> [Direction]
For every line in the records that has the word "this", make a copy.

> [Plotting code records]
....
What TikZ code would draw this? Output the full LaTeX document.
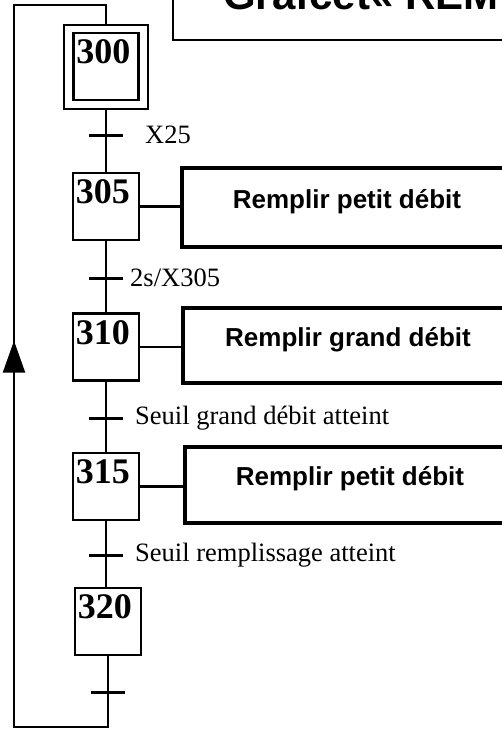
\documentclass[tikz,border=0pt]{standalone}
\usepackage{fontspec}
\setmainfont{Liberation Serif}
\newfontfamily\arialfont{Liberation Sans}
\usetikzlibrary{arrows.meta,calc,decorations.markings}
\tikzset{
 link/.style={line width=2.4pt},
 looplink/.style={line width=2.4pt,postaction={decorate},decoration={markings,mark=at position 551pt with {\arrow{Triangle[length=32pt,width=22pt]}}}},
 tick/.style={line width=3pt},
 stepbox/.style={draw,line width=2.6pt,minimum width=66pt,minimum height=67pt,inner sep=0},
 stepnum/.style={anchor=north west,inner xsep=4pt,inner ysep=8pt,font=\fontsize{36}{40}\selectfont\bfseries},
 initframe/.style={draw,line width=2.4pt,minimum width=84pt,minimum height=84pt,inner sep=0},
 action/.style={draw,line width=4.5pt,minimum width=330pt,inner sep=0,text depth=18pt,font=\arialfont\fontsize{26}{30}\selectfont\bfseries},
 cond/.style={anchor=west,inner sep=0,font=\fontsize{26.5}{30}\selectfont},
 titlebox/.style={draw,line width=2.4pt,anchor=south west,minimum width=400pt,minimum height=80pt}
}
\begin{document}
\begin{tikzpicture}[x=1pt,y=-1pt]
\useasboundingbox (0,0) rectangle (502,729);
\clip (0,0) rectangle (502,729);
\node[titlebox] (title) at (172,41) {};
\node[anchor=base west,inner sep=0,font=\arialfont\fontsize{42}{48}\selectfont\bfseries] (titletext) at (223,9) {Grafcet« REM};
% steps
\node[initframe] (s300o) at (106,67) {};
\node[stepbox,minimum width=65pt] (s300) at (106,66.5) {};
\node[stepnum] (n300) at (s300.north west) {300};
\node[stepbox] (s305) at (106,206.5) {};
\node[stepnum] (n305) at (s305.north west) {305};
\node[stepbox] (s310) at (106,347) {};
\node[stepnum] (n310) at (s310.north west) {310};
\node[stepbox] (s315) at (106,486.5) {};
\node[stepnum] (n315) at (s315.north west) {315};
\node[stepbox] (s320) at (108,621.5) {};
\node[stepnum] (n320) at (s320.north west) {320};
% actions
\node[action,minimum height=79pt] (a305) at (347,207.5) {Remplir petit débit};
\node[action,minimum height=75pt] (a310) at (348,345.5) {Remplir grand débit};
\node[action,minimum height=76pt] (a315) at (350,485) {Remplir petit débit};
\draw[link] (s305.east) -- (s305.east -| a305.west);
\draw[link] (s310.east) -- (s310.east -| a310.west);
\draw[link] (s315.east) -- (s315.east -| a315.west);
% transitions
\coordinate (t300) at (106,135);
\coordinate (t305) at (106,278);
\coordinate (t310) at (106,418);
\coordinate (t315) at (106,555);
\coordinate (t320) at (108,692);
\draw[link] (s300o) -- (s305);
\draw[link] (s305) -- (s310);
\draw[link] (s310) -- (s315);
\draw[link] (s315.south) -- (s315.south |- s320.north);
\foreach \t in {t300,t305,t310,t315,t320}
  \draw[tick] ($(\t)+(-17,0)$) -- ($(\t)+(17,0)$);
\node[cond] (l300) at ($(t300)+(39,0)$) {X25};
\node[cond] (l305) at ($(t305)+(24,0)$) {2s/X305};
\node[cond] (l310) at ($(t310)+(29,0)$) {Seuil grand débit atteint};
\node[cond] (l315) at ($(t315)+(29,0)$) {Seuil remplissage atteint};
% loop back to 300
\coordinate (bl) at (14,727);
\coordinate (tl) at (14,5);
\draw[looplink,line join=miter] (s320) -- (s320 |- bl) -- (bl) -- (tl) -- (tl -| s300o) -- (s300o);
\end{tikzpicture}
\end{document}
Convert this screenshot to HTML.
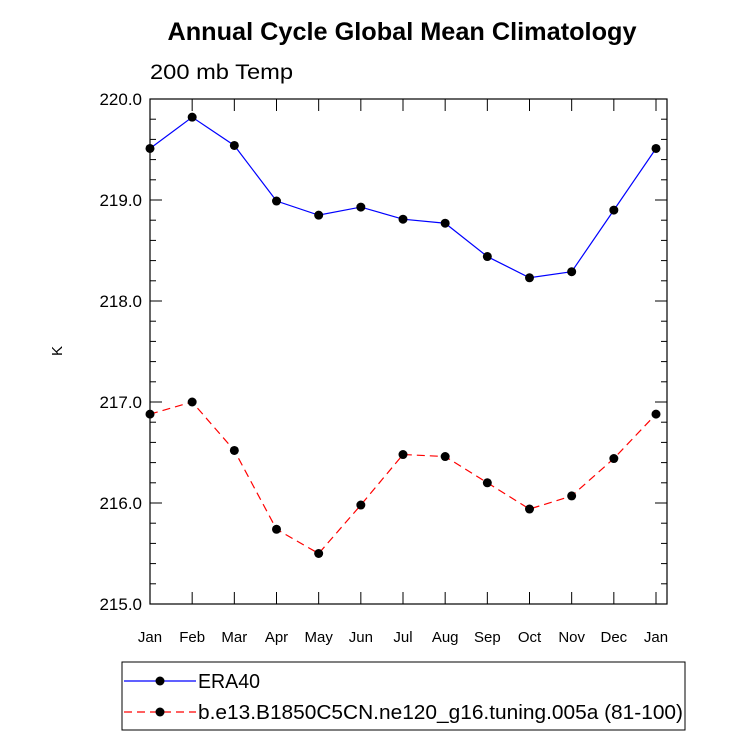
....
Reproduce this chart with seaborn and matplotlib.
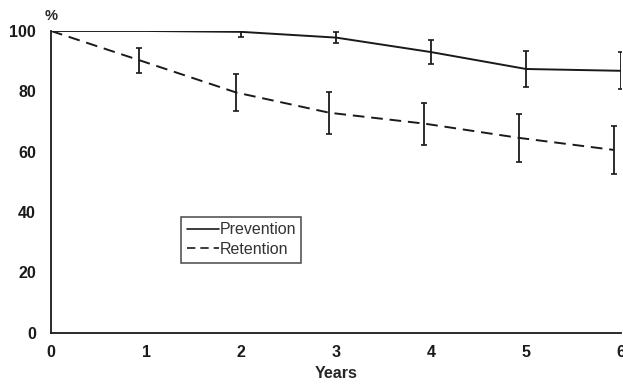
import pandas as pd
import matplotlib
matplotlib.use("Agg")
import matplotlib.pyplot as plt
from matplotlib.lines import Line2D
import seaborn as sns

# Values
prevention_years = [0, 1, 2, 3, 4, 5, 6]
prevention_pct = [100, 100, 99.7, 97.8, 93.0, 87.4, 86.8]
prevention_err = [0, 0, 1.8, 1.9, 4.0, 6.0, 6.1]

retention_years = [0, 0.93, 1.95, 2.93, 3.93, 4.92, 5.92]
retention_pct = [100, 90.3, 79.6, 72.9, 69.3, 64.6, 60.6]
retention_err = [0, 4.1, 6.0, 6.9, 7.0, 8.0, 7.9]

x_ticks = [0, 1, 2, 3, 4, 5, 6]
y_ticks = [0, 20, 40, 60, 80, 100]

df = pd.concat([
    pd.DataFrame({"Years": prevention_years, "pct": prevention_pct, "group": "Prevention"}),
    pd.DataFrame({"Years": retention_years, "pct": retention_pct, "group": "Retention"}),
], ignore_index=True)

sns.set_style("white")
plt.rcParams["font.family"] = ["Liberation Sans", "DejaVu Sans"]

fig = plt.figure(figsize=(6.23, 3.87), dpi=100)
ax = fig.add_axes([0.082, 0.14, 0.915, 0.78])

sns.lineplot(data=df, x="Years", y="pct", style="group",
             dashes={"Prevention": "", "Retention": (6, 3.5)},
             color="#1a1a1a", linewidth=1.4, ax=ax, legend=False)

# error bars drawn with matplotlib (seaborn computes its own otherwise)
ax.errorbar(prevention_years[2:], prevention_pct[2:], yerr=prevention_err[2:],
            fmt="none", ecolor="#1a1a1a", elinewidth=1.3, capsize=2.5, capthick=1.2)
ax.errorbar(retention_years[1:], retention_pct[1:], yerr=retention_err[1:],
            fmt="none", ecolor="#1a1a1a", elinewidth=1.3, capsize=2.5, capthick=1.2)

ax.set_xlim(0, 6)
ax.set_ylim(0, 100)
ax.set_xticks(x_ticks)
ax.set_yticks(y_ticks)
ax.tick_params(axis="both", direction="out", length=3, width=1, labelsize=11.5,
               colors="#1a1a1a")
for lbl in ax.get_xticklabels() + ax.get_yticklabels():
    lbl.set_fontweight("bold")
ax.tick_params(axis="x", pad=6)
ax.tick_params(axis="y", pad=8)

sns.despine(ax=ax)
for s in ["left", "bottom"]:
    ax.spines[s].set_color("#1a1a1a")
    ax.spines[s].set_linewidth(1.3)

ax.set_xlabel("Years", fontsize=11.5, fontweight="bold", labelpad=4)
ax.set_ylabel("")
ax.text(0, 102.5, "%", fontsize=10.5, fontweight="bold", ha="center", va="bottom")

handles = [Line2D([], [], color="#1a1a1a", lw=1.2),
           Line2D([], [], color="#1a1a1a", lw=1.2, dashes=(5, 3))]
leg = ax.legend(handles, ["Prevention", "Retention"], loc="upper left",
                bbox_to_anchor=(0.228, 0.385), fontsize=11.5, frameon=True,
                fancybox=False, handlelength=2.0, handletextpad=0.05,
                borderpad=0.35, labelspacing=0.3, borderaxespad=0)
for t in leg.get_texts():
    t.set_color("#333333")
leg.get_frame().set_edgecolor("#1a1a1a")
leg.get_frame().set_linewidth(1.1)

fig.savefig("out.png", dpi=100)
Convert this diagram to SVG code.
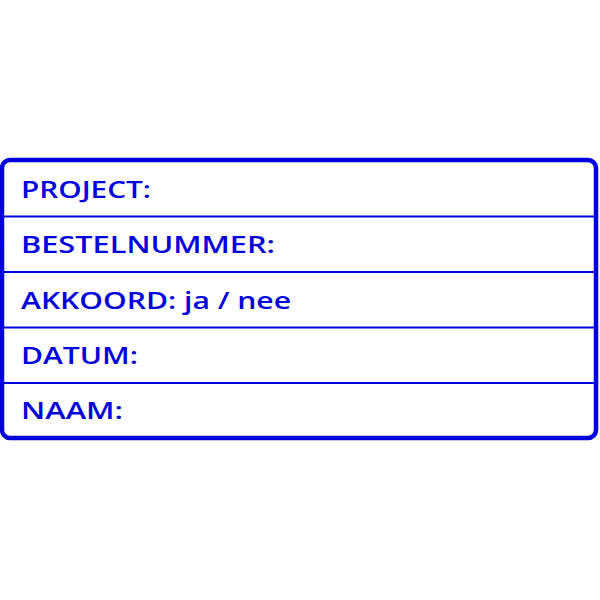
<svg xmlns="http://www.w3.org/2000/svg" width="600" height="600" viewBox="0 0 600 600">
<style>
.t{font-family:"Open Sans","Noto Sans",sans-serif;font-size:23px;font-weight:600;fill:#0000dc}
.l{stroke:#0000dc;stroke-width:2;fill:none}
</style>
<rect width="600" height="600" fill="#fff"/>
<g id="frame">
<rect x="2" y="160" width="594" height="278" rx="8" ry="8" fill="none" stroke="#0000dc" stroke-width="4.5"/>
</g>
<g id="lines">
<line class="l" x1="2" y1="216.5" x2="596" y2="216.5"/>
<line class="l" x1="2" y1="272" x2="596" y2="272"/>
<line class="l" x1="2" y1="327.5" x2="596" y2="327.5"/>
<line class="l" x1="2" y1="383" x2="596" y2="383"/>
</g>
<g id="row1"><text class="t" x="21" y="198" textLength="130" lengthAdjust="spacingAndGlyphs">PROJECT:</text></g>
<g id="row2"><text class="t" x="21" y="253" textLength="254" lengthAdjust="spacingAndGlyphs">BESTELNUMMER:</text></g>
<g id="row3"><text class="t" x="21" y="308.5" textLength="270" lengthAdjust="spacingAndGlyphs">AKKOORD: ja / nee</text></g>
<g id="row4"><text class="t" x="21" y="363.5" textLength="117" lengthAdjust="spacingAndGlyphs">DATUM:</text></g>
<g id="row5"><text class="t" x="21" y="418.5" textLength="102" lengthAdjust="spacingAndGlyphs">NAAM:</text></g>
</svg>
....
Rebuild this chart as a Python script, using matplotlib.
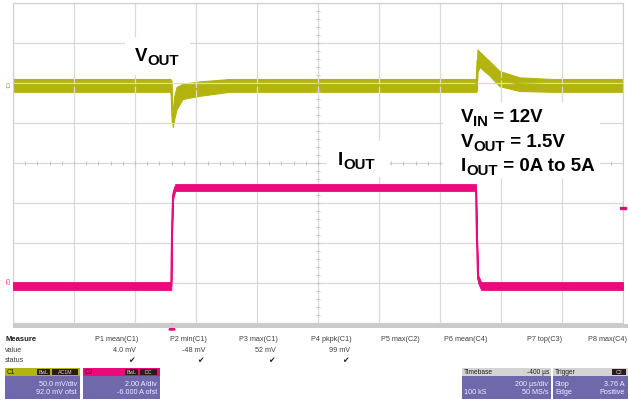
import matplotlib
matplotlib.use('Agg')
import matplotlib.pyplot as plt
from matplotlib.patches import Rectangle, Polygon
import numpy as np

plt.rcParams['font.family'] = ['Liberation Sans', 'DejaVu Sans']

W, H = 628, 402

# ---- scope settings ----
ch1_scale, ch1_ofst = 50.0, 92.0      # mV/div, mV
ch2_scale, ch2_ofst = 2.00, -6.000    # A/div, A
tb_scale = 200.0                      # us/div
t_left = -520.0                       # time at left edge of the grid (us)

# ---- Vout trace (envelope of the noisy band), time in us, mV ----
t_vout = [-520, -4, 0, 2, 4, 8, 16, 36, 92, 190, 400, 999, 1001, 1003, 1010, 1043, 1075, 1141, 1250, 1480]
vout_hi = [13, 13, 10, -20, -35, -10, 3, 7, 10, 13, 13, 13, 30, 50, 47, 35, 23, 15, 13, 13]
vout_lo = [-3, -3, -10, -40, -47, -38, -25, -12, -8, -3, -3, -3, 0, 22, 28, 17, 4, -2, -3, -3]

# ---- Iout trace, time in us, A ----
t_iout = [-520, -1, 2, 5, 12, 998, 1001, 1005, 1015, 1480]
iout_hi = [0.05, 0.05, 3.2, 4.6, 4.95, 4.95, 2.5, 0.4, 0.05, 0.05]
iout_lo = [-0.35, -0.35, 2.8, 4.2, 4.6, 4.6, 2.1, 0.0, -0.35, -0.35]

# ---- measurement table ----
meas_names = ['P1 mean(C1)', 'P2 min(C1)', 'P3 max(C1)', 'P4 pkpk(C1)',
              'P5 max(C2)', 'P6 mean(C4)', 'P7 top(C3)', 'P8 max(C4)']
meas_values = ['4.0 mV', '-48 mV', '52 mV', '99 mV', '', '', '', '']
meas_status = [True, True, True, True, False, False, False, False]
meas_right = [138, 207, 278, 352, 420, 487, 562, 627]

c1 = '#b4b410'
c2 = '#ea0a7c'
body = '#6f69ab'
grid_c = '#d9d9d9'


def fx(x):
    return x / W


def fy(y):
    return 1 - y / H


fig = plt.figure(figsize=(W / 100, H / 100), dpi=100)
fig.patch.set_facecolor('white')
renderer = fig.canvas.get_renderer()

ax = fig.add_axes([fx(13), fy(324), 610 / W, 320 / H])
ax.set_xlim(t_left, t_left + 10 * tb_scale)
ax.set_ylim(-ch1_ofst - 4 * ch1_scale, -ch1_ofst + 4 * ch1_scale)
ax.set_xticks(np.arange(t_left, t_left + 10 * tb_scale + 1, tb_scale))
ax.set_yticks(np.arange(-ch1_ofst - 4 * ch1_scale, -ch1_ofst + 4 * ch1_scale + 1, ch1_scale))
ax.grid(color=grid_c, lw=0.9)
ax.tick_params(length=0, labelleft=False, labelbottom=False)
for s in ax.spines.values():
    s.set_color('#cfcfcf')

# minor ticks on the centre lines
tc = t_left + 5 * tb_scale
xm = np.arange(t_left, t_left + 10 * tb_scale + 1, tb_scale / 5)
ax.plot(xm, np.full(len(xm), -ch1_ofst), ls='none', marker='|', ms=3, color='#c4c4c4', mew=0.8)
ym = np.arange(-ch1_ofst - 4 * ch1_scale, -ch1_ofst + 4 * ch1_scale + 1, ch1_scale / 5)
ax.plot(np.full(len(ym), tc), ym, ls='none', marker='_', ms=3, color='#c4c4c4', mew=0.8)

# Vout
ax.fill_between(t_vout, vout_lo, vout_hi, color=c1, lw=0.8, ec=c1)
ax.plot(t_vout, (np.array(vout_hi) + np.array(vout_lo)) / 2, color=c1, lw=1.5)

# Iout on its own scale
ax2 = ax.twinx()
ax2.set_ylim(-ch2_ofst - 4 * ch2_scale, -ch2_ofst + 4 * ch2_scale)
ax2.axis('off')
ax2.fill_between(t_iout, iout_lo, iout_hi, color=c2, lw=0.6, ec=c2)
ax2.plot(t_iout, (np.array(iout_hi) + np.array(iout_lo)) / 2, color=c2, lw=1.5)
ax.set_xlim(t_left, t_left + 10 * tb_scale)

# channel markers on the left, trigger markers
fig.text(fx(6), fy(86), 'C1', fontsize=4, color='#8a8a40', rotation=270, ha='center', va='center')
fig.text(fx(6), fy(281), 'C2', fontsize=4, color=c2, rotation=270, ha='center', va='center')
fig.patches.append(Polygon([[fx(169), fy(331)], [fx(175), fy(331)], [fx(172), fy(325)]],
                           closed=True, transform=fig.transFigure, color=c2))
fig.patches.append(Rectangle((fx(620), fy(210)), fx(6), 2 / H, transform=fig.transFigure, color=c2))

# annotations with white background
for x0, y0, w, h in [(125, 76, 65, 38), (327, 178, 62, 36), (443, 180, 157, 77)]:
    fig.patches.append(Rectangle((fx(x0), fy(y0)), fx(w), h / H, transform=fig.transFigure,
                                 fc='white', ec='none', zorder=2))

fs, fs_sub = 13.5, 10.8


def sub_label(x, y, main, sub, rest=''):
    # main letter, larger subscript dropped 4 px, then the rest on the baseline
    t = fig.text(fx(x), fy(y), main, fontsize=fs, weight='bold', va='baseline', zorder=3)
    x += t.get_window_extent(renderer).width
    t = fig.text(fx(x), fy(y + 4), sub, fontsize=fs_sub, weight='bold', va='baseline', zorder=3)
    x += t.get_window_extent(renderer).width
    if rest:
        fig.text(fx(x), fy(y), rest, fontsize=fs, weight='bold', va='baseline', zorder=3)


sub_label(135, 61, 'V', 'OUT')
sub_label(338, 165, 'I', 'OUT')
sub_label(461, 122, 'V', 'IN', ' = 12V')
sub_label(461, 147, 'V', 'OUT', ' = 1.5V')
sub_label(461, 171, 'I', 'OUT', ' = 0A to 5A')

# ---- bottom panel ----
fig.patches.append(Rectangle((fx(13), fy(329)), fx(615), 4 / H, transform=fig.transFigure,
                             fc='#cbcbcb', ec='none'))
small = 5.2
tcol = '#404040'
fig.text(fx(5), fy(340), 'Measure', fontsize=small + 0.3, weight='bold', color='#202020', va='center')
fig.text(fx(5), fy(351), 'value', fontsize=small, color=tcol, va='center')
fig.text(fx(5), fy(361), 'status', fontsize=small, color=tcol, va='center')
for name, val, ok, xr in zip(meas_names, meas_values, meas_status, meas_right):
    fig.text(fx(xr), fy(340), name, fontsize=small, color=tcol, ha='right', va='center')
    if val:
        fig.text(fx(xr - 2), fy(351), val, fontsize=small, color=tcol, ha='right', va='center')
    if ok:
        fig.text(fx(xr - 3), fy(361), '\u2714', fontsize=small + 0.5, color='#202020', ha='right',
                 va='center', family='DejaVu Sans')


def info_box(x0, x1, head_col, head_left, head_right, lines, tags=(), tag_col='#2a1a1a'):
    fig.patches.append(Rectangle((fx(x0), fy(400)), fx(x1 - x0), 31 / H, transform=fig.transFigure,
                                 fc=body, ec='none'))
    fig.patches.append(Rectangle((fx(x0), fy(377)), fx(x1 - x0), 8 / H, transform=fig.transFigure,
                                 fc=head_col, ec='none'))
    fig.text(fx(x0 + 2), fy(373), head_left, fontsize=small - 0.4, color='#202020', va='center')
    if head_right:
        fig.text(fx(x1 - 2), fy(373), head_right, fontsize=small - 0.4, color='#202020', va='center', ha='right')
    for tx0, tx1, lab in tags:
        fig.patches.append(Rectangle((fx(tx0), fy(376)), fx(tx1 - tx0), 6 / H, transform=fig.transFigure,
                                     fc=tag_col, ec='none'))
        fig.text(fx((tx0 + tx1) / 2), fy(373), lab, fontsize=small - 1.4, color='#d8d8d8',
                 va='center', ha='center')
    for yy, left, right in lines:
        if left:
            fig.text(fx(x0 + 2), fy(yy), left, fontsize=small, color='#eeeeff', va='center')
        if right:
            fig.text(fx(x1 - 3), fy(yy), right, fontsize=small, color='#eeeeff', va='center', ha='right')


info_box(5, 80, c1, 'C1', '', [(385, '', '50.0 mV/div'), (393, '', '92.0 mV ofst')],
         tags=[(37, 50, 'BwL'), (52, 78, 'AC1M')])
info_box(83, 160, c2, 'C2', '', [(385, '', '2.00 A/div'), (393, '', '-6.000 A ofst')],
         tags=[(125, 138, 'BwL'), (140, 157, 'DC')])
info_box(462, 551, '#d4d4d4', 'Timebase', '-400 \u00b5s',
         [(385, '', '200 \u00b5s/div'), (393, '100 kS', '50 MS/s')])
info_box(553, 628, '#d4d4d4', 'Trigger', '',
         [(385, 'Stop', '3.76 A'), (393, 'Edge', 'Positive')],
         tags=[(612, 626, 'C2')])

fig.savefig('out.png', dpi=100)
....
> [Correct result]
What TikZ code would draw this? Output the full LaTeX document.
Convert this screenshot to HTML.
Reproduce this chart with seaborn and matplotlib.
Convert this diagram to SVG code.
Rebuild this chart as a Python script, using matplotlib.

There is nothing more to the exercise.